How to pay-off debt with snow metaphors

Last week, we had the first snowfall of the winter. You know what that makes me think about...Debt repayment. Stay with me, and I’ll make the connection very quickly. 

Every time it snows for the first time, everyone is surprised! It’s like, we don't remember what snow is and that it means that it will make it longer for us to reach our destination. Sometimes those memories of winter can be happy ones. Most of the time, they are not. Especially when you are used to warm climates. Ahh Barbados, anyone?!

When we get into debt, sometimes we are surprised, we don’t remember how it got there, and we know that it will mean it will take longer for us to reach our financial goals. 

When living in colder climates, you must know how you want to deal with the snow. This is similar to living with debt, you must know how you want to deal with repayment. 

The first step in debt repayment is to make a list of ALL your debts. Student loans, Credit card debts, Car loans, Lines of Credit etc.
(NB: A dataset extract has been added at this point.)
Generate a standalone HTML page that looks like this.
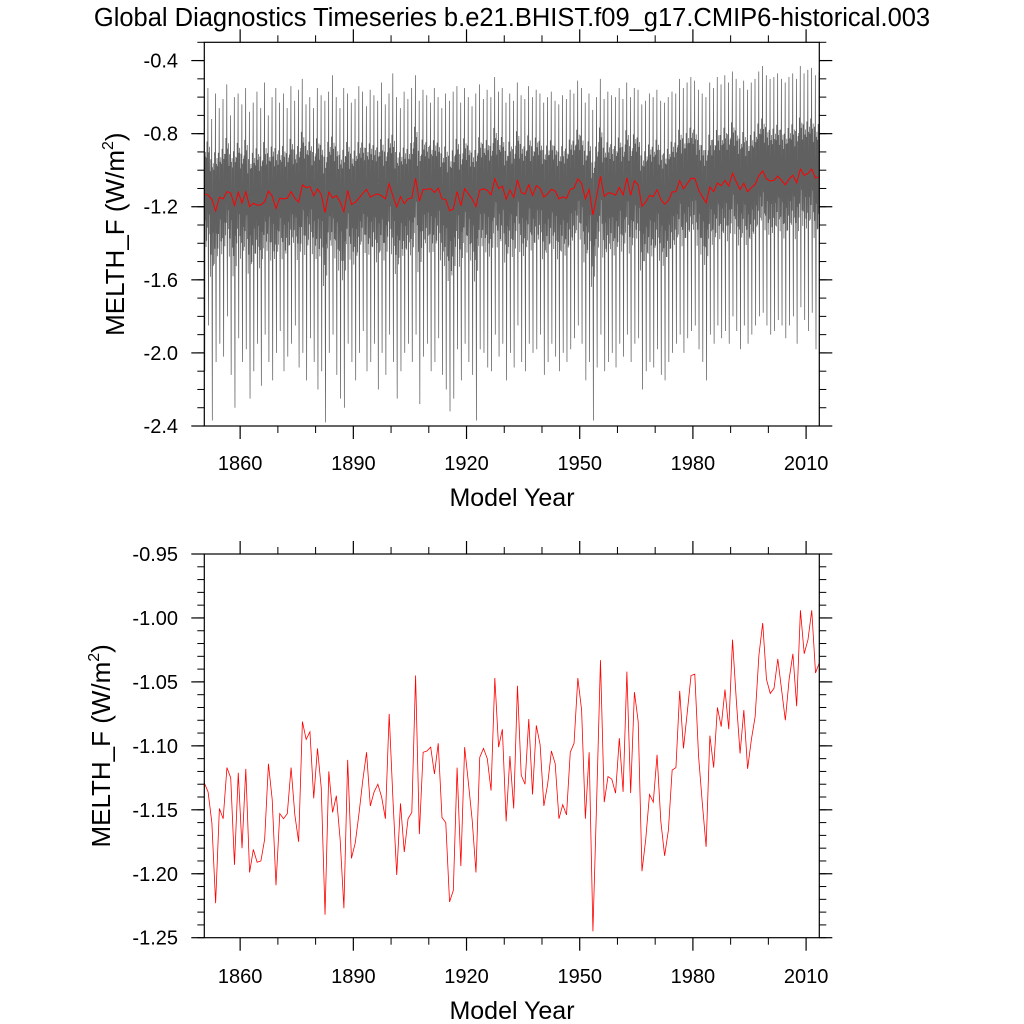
<!DOCTYPE html>
<html><head><meta charset="utf-8"><style>
html,body{margin:0;padding:0;background:#fff;}
svg{display:block;font-family:"Liberation Sans",Arial,sans-serif;}
</style></head><body>
<svg id="chart" width="1024" height="1024" viewBox="0 0 1024 1024" xmlns="http://www.w3.org/2000/svg">
<text x="512" y="26" font-size="25.5" text-anchor="middle">Global Diagnostics Timeseries b.e21.BHIST.f09_g17.CMIP6-historical.003</text>
<g id="top"></g>
<g id="bot"></g>
</svg>
<script>
// annual means (1850.5 .. 2013.5)
const annualValues = [-1.129,-1.136,-1.160,-1.223,-1.149,-1.157,-1.117,-1.125,-1.193,-1.121,-1.180,-1.118,-1.199,-1.181,-1.191,-1.190,-1.173,-1.114,-1.142,-1.209,-1.153,-1.157,-1.153,-1.117,-1.154,-1.175,-1.081,-1.095,-1.089,-1.141,-1.102,-1.133,-1.232,-1.120,-1.152,-1.139,-1.173,-1.227,-1.111,-1.188,-1.176,-1.153,-1.127,-1.105,-1.147,-1.136,-1.130,-1.140,-1.157,-1.075,-1.142,-1.201,-1.145,-1.183,-1.157,-1.152,-1.045,-1.169,-1.105,-1.104,-1.101,-1.122,-1.098,-1.156,-1.160,-1.222,-1.213,-1.117,-1.194,-1.101,-1.129,-1.158,-1.199,-1.109,-1.102,-1.110,-1.135,-1.047,-1.101,-1.087,-1.159,-1.108,-1.149,-1.053,-1.123,-1.130,-1.079,-1.138,-1.084,-1.099,-1.147,-1.130,-1.104,-1.114,-1.157,-1.146,-1.154,-1.105,-1.098,-1.047,-1.072,-1.157,-1.105,-1.245,-1.142,-1.033,-1.144,-1.124,-1.126,-1.137,-1.094,-1.136,-1.042,-1.137,-1.058,-1.081,-1.198,-1.173,-1.138,-1.144,-1.107,-1.159,-1.186,-1.166,-1.119,-1.117,-1.057,-1.102,-1.074,-1.045,-1.044,-1.108,-1.145,-1.179,-1.092,-1.117,-1.070,-1.085,-1.056,-1.087,-1.017,-1.064,-1.106,-1.072,-1.118,-1.095,-1.077,-1.029,-1.004,-1.048,-1.059,-1.055,-1.032,-1.056,-1.080,-1.048,-1.028,-1.069,-0.994,-1.028,-1.017,-0.994,-1.043,-1.035];
// yearly monthly extremes (estimated)
const yearHigh = [-0.62,-0.55,-0.72,-0.58,-0.66,-0.61,-0.53,-0.70,-0.60,-0.58,-0.64,-0.55,-0.68,-0.63,-0.57,-0.66,-0.52,-0.70,-0.60,-0.55,-0.63,-0.58,-0.66,-0.54,-0.62,-0.56,-0.50,-0.64,-0.60,-0.66,-0.55,-0.59,-0.62,-0.57,-0.48,-0.60,-0.66,-0.55,-0.58,-0.63,-0.61,-0.54,-0.57,-0.65,-0.56,-0.59,-0.62,-0.52,-0.64,-0.58,-0.47,-0.60,-0.66,-0.57,-0.61,-0.55,-0.48,-0.62,-0.56,-0.59,-0.63,-0.55,-0.60,-0.66,-0.58,-0.62,-0.57,-0.54,-0.63,-0.55,-0.60,-0.65,-0.58,-0.53,-0.61,-0.56,-0.60,-0.49,-0.57,-0.55,-0.63,-0.58,-0.62,-0.52,-0.59,-0.61,-0.54,-0.60,-0.56,-0.58,-0.63,-0.60,-0.57,-0.62,-0.64,-0.59,-0.61,-0.56,-0.58,-0.51,-0.55,-0.63,-0.58,-0.67,-0.60,-0.50,-0.61,-0.57,-0.59,-0.60,-0.55,-0.61,-0.52,-0.60,-0.55,-0.56,-0.64,-0.62,-0.58,-0.60,-0.56,-0.62,-0.63,-0.60,-0.57,-0.58,-0.50,-0.55,-0.52,-0.49,-0.51,-0.56,-0.58,-0.60,-0.52,-0.55,-0.49,-0.53,-0.48,-0.52,-0.46,-0.50,-0.55,-0.51,-0.56,-0.52,-0.50,-0.46,-0.43,-0.48,-0.50,-0.49,-0.47,-0.50,-0.52,-0.49,-0.47,-0.50,-0.43,-0.47,-0.45,-0.44,-0.48,-0.46];
const yearLow = [-2.10,-1.85,-2.37,-2.05,-1.95,-2.02,-1.80,-2.12,-2.30,-1.92,-2.05,-1.98,-2.25,-2.10,-1.95,-2.18,-1.90,-2.05,-2.15,-2.00,-1.88,-2.10,-2.02,-1.95,-1.85,-2.08,-2.00,-2.15,-1.92,-2.05,-2.20,-2.10,-2.38,-2.00,-1.90,-2.12,-2.25,-2.30,-1.95,-2.05,-2.15,-2.00,-1.88,-2.10,-2.05,-1.95,-2.20,-2.00,-2.12,-1.90,-2.05,-2.25,-2.10,-2.00,-1.95,-2.05,-1.90,-2.28,-2.02,-1.95,-2.10,-2.05,-1.92,-2.12,-2.20,-2.32,-2.25,-1.98,-2.15,-1.95,-2.05,-2.12,-2.37,-1.98,-2.00,-2.08,-2.10,-1.90,-2.02,-1.95,-2.15,-2.00,-2.08,-1.85,-2.05,-2.10,-1.95,-2.00,-1.98,-1.90,-2.12,-2.05,-1.95,-2.02,-2.10,-2.00,-2.05,-1.98,-1.92,-1.85,-1.95,-2.15,-2.05,-2.37,-2.08,-1.90,-2.10,-2.05,-2.00,-2.08,-1.95,-2.02,-1.90,-2.05,-1.95,-1.92,-2.20,-2.10,-2.05,-2.08,-1.98,-2.12,-2.15,-2.05,-2.00,-1.95,-1.90,-2.00,-1.92,-1.88,-1.85,-1.98,-2.05,-2.15,-1.90,-1.95,-1.85,-1.92,-1.88,-1.95,-1.80,-1.88,-1.98,-1.85,-1.95,-1.90,-1.85,-1.80,-1.78,-1.85,-1.90,-1.88,-1.82,-1.85,-1.92,-1.85,-1.80,-1.95,-1.75,-1.82,-1.88,-1.78,-1.98,-1.85];
// seasonal position of each month: +1 = yearly high, -1 = yearly low, 0 = annual mean
const monthShape = [0.35,-0.35,0.5,-0.25,0.2,1.0,-0.4,-1.0,0.4,-0.15,0.45,-0.3];
const topTicks = [-0.4,-0.8,-1.2,-1.6,-2.0,-2.4];
const topTickLabels = ["-0.4","-0.8","-1.2","-1.6","-2.0","-2.4"];
const botTicks = [-0.95,-1.00,-1.05,-1.10,-1.15,-1.20,-1.25];
const botTickLabels = ["-0.95","-1.00","-1.05","-1.10","-1.15","-1.20","-1.25"];
const yearTicks = [1860,1890,1920,1950,1980,2010];
const yearTickLabels = ["1860","1890","1920","1950","1980","2010"];
const firstYear = 1850.5;

const NS="http://www.w3.org/2000/svg";
function mk(parent,tag,attrs,text){const e=document.createElementNS(NS,tag);for(const k in attrs)e.setAttribute(k,attrs[k]);if(text!=null)e.textContent=text;parent.appendChild(e);return e;}
const X0=204.3,X1=819.3,Y1=firstYear, Y2=firstYear+annualValues.length-1;
function xs(yr){return X0+(yr-Y1)/(Y2-Y1)*(X1-X0);}

function panel(g,top,bottom,vmax,vmin,ticks,labels,minorStep,titleX,labelX,tickLabY,xlabY){
  const ys=v=>top+(vmax-v)/(vmax-vmin)*(bottom-top);
  for(let v=vmin;v<=vmax+1e-9;v+=minorStep){const y=ys(v);
    const t1=mk(g,'line',{x1:X0,x2:X0-7,y1:y,y2:y,stroke:'#000','stroke-width':1});
    
    const t2=mk(g,'line',{x1:X1,x2:X1+7,y1:y,y2:y,stroke:'#000','stroke-width':1});
    }
  ticks.forEach((v,i)=>{const y=ys(v);
    const a=mk(g,'line',{x1:X0,x2:X0-13,y1:y,y2:y,stroke:'#000','stroke-width':1.2});
    
    const b=mk(g,'line',{x1:X1,x2:X1+13,y1:y,y2:y,stroke:'#000','stroke-width':1.2});
    
    const t=mk(g,'text',{x:labelX,y:y+7,'font-size':20,'text-anchor':'end'},labels[i]);
    });
  for(let yr=1860;yr<=2010;yr+=10){const x=xs(yr);const major=(yr-1860)%30===0;const L=major?13:7;
    const a=mk(g,'line',{x1:x,x2:x,y1:top,y2:top-L,stroke:'#000','stroke-width':major?1.2:1});
    
    const b=mk(g,'line',{x1:x,x2:x,y1:bottom,y2:bottom+L,stroke:'#000','stroke-width':major?1.2:1});
    }
  yearTicks.forEach((yr,i)=>{const t=mk(g,'text',{x:xs(yr),y:tickLabY,'font-size':20,'text-anchor':'middle'},yearTickLabels[i]);
    });
  const xl=mk(g,'text',{x:512,y:xlabY,'font-size':25,'text-anchor':'middle'},'Model Year');
  
  const cy=(top+bottom)/2;
  const yl=mk(g,'text',{x:0,y:0,'font-size':26,'text-anchor':'middle',transform:`translate(${titleX},${cy}) rotate(-90)`});
  
  yl.appendChild(document.createTextNode('MELTH_F (W/m'));
  mk(yl,'tspan',{'font-size':16,dy:-11},'2');
  mk(yl,'tspan',{dy:11},')');
  return ys;
}
function frame(g,top,bottom){const f=mk(g,'rect',{x:X0,y:top,width:X1-X0,height:bottom-top,fill:'none',stroke:'#000','stroke-width':1.2});
  }

// top panel
const gt=document.getElementById('top');
const ysT=panel(gt,42.3,426,-0.3,-2.4,topTicks,topTickLabels,0.1,124,178,470,506);
let pts=[];
annualValues.forEach((m,i)=>{const hi=yearHigh[i],lo=yearLow[i];
  monthShape.forEach((s,k)=>{const yr=firstYear+i+(k-5.5)/12;
    if(yr<Y1||yr>Y2)return;
    const v=s>=0?m+s*(hi-m):m+(-s)*(lo-m);pts.push(xs(yr).toFixed(2)+','+ysT(v).toFixed(2));});});
const ml=mk(gt,'polyline',{points:pts.join(' '),fill:'none',stroke:'#606060','stroke-width':0.75});

const am=mk(gt,'polyline',{points:annualValues.map((v,i)=>xs(firstYear+i).toFixed(2)+','+ysT(v).toFixed(2)).join(' '),fill:'none',stroke:'#ff0000','stroke-width':1});

frame(gt,42.3,426);

// bottom panel
const gb=document.getElementById('bot');
const ysB=panel(gb,554,937.7,-0.95,-1.25,botTicks,botTickLabels,0.01,110,178,983,1019);
const bl=mk(gb,'polyline',{points:annualValues.map((v,i)=>xs(firstYear+i).toFixed(2)+','+ysB(v).toFixed(2)).join(' '),fill:'none',stroke:'#ff0000','stroke-width':0.8});

frame(gb,554,937.7);
</script>
</body></html>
Write them down along with their interest rates, balances, and minimum payments. 

The second step is to negotiate lower rates where you can - by asking the credit card company directly or by consolidating your loans. This is key - do not put any new debts added to the debt you are trying to pay off. This will only lengthen the time it will take you to get debt-free.
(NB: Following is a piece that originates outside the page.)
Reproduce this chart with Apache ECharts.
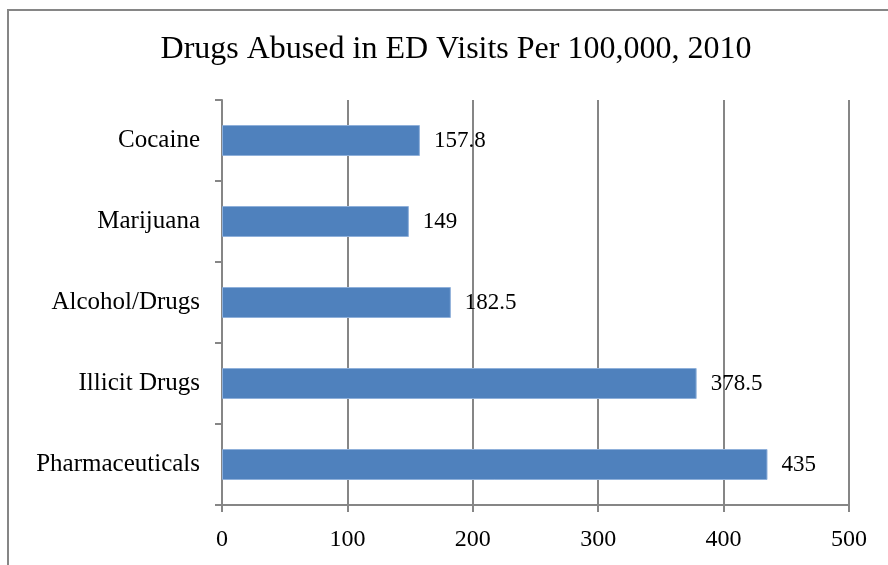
<!DOCTYPE html>
<html>
<head>
<meta charset="utf-8">
<script src="https://cdn.jsdelivr.net/npm/echarts@6/dist/echarts.min.js"></script>
<style>
  html, body { margin: 0; padding: 0; background: #fff; }
  #chart { width: 888px; height: 565px; }
</style>
</head>
<body>
<div id="chart"></div>
<script>
// Emergency department visits involving drug misuse, rate per 100,000 (2010)
const categories = ['Cocaine', 'Marijuana', 'Alcohol/Drugs', 'Illicit Drugs', 'Pharmaceuticals'];
const visitsPer100k = [157.8, 149, 182.5, 378.5, 435];
const xTicks = [0, 100, 200, 300, 400, 500];

const serif = '"Liberation Serif", "Times New Roman", serif';
const gray = '#868686';

const chart = echarts.init(document.getElementById('chart'));
chart.setOption({
  animation: false,
  backgroundColor: '#fff',
  graphic: [{
    type: 'rect',
    shape: { x: 8, y: 10, width: 900, height: 600 },
    style: { fill: 'none', stroke: gray, lineWidth: 2 },
    silent: true
  }],
  title: {
    text: 'Drugs Abused in ED Visits Per 100,000, 2010',
    left: 451,
    textAlign: 'center',
    top: 29,
    textStyle: { fontFamily: serif, fontSize: 32, fontWeight: 'normal', color: '#000' }
  },
  grid: { left: 222, right: 39, top: 100, bottom: 60, containLabel: false },
  xAxis: {
    type: 'value',
    min: xTicks[0],
    max: xTicks[xTicks.length - 1],
    interval: 100,
    axisLine: { show: true, lineStyle: { color: gray, width: 2 } },
    axisTick: { show: true, length: 7, lineStyle: { color: gray, width: 2 } },
    splitLine: { show: true, lineStyle: { color: gray, width: 2 } },
    axisLabel: { fontFamily: serif, fontSize: 24, color: '#000', margin: 23 }
  },
  yAxis: {
    type: 'category',
    data: categories,
    inverse: true,
    axisLine: { show: true, lineStyle: { color: gray, width: 2 } },
    axisTick: { show: true, length: 7, lineStyle: { color: gray, width: 2 } },
    axisLabel: { fontFamily: serif, fontSize: 25, color: '#000', margin: 22 }
  },
  series: [{
    type: 'bar',
    data: visitsPer100k,
    barWidth: 31,
    itemStyle: { color: '#4F81BD', borderColor: '#8FB0DA', borderWidth: 1 },
    label: {
      show: true,
      position: 'right',
      distance: 14,
      fontFamily: serif,
      fontSize: 23,
      color: '#000'
    }
  }]
});
</script>
</body>
</html>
The third step is to forgive yourself for any ill feelings you have from getting into this debt in the first place. Thank the debt for helping you with whatever situation led you to it, and believe that you made the right choice. It may be helpful to write your forgiveness statement on a piece of paper, light a candle, thank your debt and burn that paper down. 

Now you are ready to deal with the snow…I mean, pick a debt repayment strategy. There are three popular methods: Debt Avalanche, Debt Snowball & Debt Snowflake. 

Debt avalanche - Highest interest rate to lowest.

The debt avalanche strategy is about paying off your most expensive debt first (the debt charging you the highest interest rate) while continuing to pay the minimum payments on the rest of your debts. 

With the list of your debts:

  1. Put them in order from highest interest rate to lowest interest rate. If two debts have a similar interest rate, put the one with the smaller outstanding balance higher up on the list.

  2. Keep paying all the minimum payments on all your debts (otherwise, you’ll get hit with late fees and maybe even a hit to your credit score).

  3. Once that first debt is paid off, you would then divert the money you originally allocated for that debt toward your second most expensive debt. That means the total amount of money you’re putting toward all your debt doesn’t change every month.

  4. Keep going until you have paid off the debts that have an interest rate greater than 5%. But for the debts with interest rates under 5%, keep paying the minimum. Once you get to that point, it’s better to put your extra money toward investing instead.

For a math-loving nerd like me, this is the strategy I used to pay down my student loans and line of credit. Most financial experts like this strategy because it will save you the most money in the long run by paying the least interest. The downside of the debt avalanche method: Getting rid of that first debt usually takes a while, especially if your balances are high. You might have a long ass wait between each “I paid one off!” celebration.

Debt snowball - lowest outstanding balance to highest.

The debt snowball method works the same as the debt avalanche method, with one difference: Instead of putting your debts in order from highest interest rate to lowest, you order them from smallest outstanding balance to largest. Then follow the rest of the steps the same way.

Psychologically, once that first debt is paid off, you'll be able to get an “I paid one off!” celebration fairly quickly. This success early on, and the endorphins they bring, will create momentum and motivate you to pay off the rest of your debts. You get to celebrate your wins sooner which may allow you to stick to your debt repayment plan with ease. 

The downside of the debt snowball: This method doesn’t reduce your interest payments as quickly as the debt avalanche method, so you’ll likely end up paying more overall. Also, it may take you longer to begin your investment journey, as high-interest-rate debt should be paid off before you start investing. 

Debt snowflake - put found money to your highest priority debt 

The debt snowflake strategy is one that you use in conjunction with the debt avalanche or debt snowball methods. The debt snowflake strategy involves you adding amounts of "found money" onto your priority debt to accelerate your debt-payoff timeline.

Your highest priority debt can be the one with the highest interest rate (debt avalanche), the lowest outstanding balance (debt snowball) or the one you want to kick to the curb the fastest (bye Felicia!). 

Use the money you get from a bonus, a raise, a promotion, a tax refund or even make more money. Side hustles can come in great here. As a result, those tiny snowflakes add up to a mountain of snow. 

So … which one’s better for paying off that debt?

Ultimately, you need to decide. You could “avalanche” your payments to pay less in interest, you could “snowball” your payments to keep motivation high, or you could add up the weight of those tiny “snowflakes” to pay to get out of debt faster.

There is no "right" way to pay down debt. If the route you take propels you to become a badass investor, then that's the "right" route for you to take.